CPWF has in many instances and with many partners enabled a shift in mindsets and behaviours in the way R4D is considered and implemented. By supporting mainstreaming of CPWF innovations, IFAD also intended to make this happen in its development interventions, among others through its Country Portfolio Managers. The "old model" where countries were not ready to use loans to finance and develop R4D is actually out-of-date now in most countries (past in the 90's e.g. Pakistan and Tunisia were already dedicating 2% of their World Bank loans on irrigation and drainage projects to R4D).

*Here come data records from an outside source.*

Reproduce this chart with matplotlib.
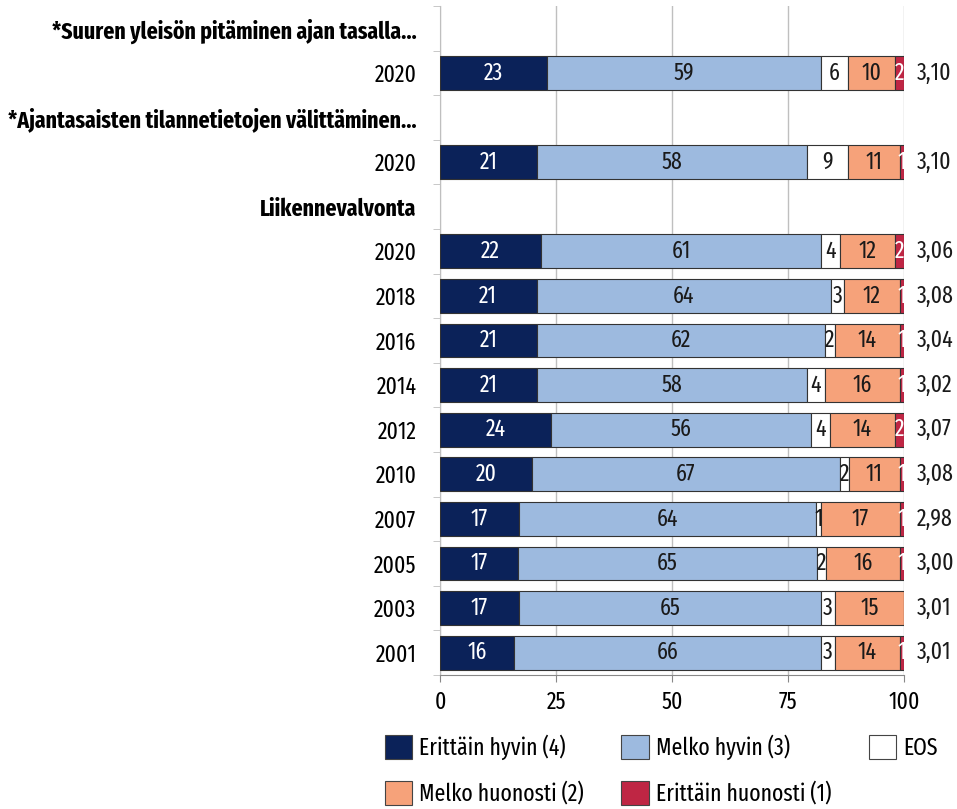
import numpy as np
import matplotlib.pyplot as plt
from matplotlib.patches import Patch

plt.rcParams['font.family'] = ['Fira Sans Extra Condensed', 'DejaVu Sans']

# --- data (percentages) ---
row_labels = ["*Suuren yleisön pitäminen ajan tasalla…", "2020",
              "*Ajantasaisten tilannetietojen välittäminen…", "2020",
              "Liikennevalvonta", "2020", "2018", "2016", "2014", "2012",
              "2010", "2007", "2005", "2003", "2001"]
is_header = [True, False, True, False, True] + [False] * 10

erittain_hyvin = [None, 23, None, 21, None, 22, 21, 21, 21, 24, 20, 17, 17, 17, 16]
melko_hyvin = [None, 59, None, 58, None, 61, 64, 62, 58, 56, 67, 64, 65, 65, 66]
eos = [None, 6, None, 9, None, 4, 3, 2, 4, 4, 2, 1, 2, 3, 3]
melko_huonosti = [None, 10, None, 11, None, 12, 12, 14, 16, 14, 11, 17, 16, 15, 14]
erittain_huonosti = [None, 2, None, 1, None, 2, 1, 1, 1, 2, 1, 1, 1, 0, 1]
means = [None, "3,10", None, "3,10", None, "3,06", "3,08", "3,04", "3,02", "3,07",
         "3,08", "2,98", "3,00", "3,01", "3,01"]

series_names = ["Erittäin hyvin (4)", "Melko hyvin (3)", "EOS",
                "Melko huonosti (2)", "Erittäin huonosti (1)"]
colors = ["#0b2259", "#9dbadf", "#ffffff", "#f6a27a", "#bf2644"]
text_colors = ["white", "#1a1a1a", "#1a1a1a", "#1a1a1a", "white"]

series = [erittain_hyvin, melko_hyvin, eos, melko_huonosti, erittain_huonosti]

fig = plt.figure(figsize=(9.57, 8.09), dpi=100)
ax = fig.add_axes([0.4598, 0.1656, 0.485, 0.827])

n = len(row_labels)
y = np.arange(n)
fs = 17

for i in range(n):
    if is_header[i]:
        continue
    vals = np.array([s[i] for s in series], dtype=float)
    scaled = vals / vals.sum() * 100  # rounded values do not always sum to 100
    left = 0.0
    for k in range(5):
        ax.barh(y[i], scaled[k], left=left, height=0.76, color=colors[k],
                edgecolor="#333333", linewidth=0.8, zorder=3)
        if vals[k] > 0:
            ax.text(left + scaled[k] / 2, y[i], f"{int(vals[k])}", ha="center",
                    va="center", fontsize=fs, color=text_colors[k], zorder=4,
                    clip_on=True)
        left += scaled[k]
    ax.text(102.8, y[i], means[i], ha="left", va="center", fontsize=fs,
            color="#1a1a1a", clip_on=False)

ax.set_xlim(0, 100)
ax.set_ylim(n - 0.5, -0.5)
ax.set_xticks([0, 25, 50, 75, 100])
ax.set_xticklabels(["0", "25", "50", "75", "100"], fontsize=fs)
ax.xaxis.grid(True, color="#bfbfbf", linewidth=1, zorder=0)

ax.set_yticks(y)
ax.set_yticklabels(row_labels, fontsize=fs)
for lbl, h in zip(ax.get_yticklabels(), is_header):
    if h:
        lbl.set_fontweight("bold")
ax.tick_params(axis="y", which="major", length=0, pad=17)
ax.set_yticks(np.arange(-0.5, n, 1), minor=True)
ax.tick_params(axis="y", which="minor", length=5, color="#bfbfbf")
ax.tick_params(axis="x", length=5, color="#888888", pad=6)

for side in ["top", "right"]:
    ax.spines[side].set_visible(False)
ax.spines["left"].set_color("#bfbfbf")
ax.spines["bottom"].set_color("#888888")

handles = [Patch(facecolor=c, edgecolor="#444444", linewidth=0.8) for c in colors]
order = [0, 3, 1, 4, 2]
fig.legend([handles[i] for i in order], [series_names[i] for i in order],
           loc="lower left", bbox_to_anchor=(0.402, 0.004), ncol=3, frameon=False,
           fontsize=fs, handlelength=1.15, handleheight=1.15, handletextpad=0.3,
           columnspacing=1.6, labelspacing=0.9, borderpad=0, borderaxespad=0)

fig.savefig("out.png", dpi=100)
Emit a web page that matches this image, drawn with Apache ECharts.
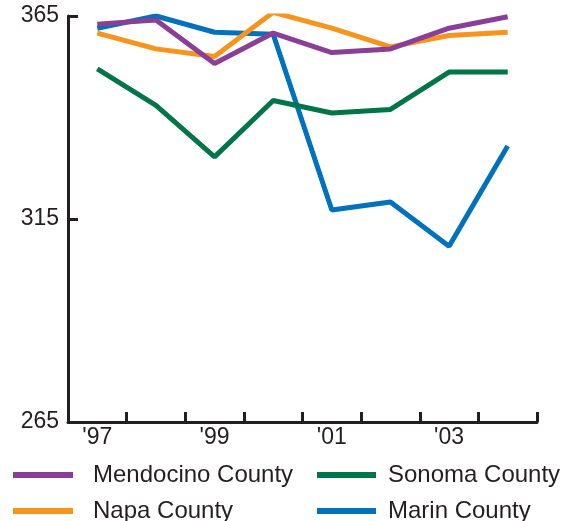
<!DOCTYPE html>
<html>
<head>
<meta charset="utf-8">
<script src="https://cdn.jsdelivr.net/npm/echarts@6/dist/echarts.min.js"></script>
<style>
  html, body { margin: 0; padding: 0; background: #fff; }
  #chart { width: 574px; height: 521px; }
</style>
</head>
<body>
<div id="chart"></div>
<script>
const years = ["'97", "'98", "'99", "'00", "'01", "'02", "'03", "'04"];
const yTicks = [265, 315, 365];

const mendocino = [363, 364, 353.3, 360.8, 356, 356.9, 362, 364.8];
const napa = [360.8, 356.9, 355, 365.9, 362, 357.4, 360.2, 361];
const sonoma = [352, 343, 330.3, 344.2, 341.1, 342, 351.2, 351.2];
const marin = [362, 365, 361, 360.5, 317.2, 319.2, 308.3, 333];

const ink = "#231f20";
const font = "Liberation Sans";

const line = (name, data, color) => ({
  name: name,
  type: "line",
  data: data,
  symbol: "none",
  lineStyle: { width: 5, color: color },
  itemStyle: { color: color },
  animation: false,
});

const legendText = (pad) => ({
  color: ink,
  fontSize: 24,
  fontFamily: font,
  lineHeight: 22,
  padding: [0, 0, 0, pad],
});

const option = {
  backgroundColor: "#fff",
  grid: { left: 68, right: 37, top: 16, bottom: 99 },
  legend: [
    {
      orient: "vertical",
      icon: "rect",
      itemWidth: 60,
      itemHeight: 6,
      itemGap: 12,
      padding: 0,
      left: 13,
      top: 463,
      width: 260,
      height: 120,
      textStyle: legendText(15),
      data: ["Mendocino County", "Napa County"],
    },
    {
      orient: "vertical",
      icon: "rect",
      itemWidth: 59,
      itemHeight: 6,
      itemGap: 12,
      padding: 0,
      left: 317,
      top: 463,
      width: 250,
      height: 120,
      textStyle: legendText(7),
      data: ["Sonoma County", "Marin County"],
    },
  ],
  xAxis: {
    type: "category",
    data: years,
    boundaryGap: true,
    axisLine: { lineStyle: { color: ink, width: 3 } },
    axisTick: {
      show: true,
      inside: true,
      length: 10,
      interval: 0,
      alignWithLabel: false,
      lineStyle: { color: ink, width: 3 },
    },
    axisLabel: {
      interval: 1,
      color: ink,
      fontSize: 23,
      fontFamily: font,
      margin: 4,
    },
    splitLine: { show: false },
  },
  yAxis: {
    type: "value",
    min: 265,
    max: 365,
    axisLine: { show: true, lineStyle: { color: ink, width: 3 } },
    axisTick: {
      show: true,
      inside: true,
      length: 10,
      customValues: yTicks,
      lineStyle: { color: ink, width: 3 },
    },
    axisLabel: {
      customValues: yTicks,
      color: ink,
      fontSize: 23,
      fontFamily: font,
      margin: 9,
    },
    splitLine: { show: false },
  },
  series: [
    line("Marin County", marin, "#0071bc"),
    line("Napa County", napa, "#f7941e"),
    line("Sonoma County", sonoma, "#00754a"),
    line("Mendocino County", mendocino, "#8a3f97"),
  ],
};

const myChart = echarts.init(document.getElementById("chart"));
myChart.setOption(option);
</script>
</body>
</html>
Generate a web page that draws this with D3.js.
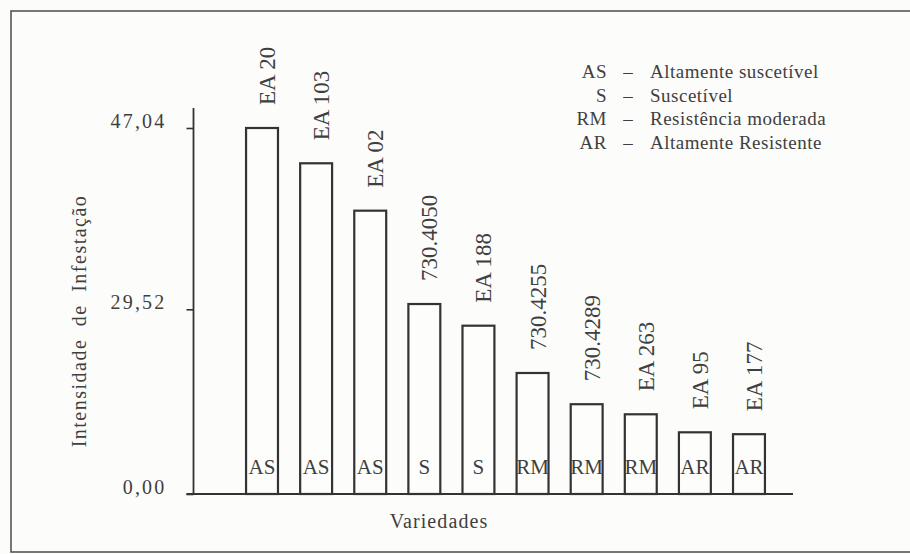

Therefore a shift in mindsets and behaviours could be to have IFAD Country Portfolio Managers think more (if not always) of a R4D component in the country actions they formulate. This could be supported by mobilizing the pool of expertise provided by CGIAR, among others through secondments of CGIAR Programs' staff to IFAD (as presently CCAFS and A4NH do).

I would like to add to Alain's comment, with which I agree in principle. I have worked a lot at the "interface" of IFAD and the CGIAR (through IWMI as directly with IFAD). I think that moving to an effective partnership that really promotes innovation and scaling up innovative ideas would require quite drastic changes in the culture and incentive systems of both institutions. Both share basic values and goals as Alain notes; but the CGIAR is not yet at a point where large-scale application of research results is seen as high priority investment; and IFAD is overly focused on committing and spending the funds allocated for each country. It has a flawed process of project development and implementation which I documented in a report a few years ago. This is compounded by over-burdened and under-resources country program managers who are not necessarily rewarded for innovation as a high priority. I think the two institutions would need to engage in depth to find a way to partner effectively over a longer term, and both sides would need to be willing to be self-critical and make real changes in how they do their complementary businesses.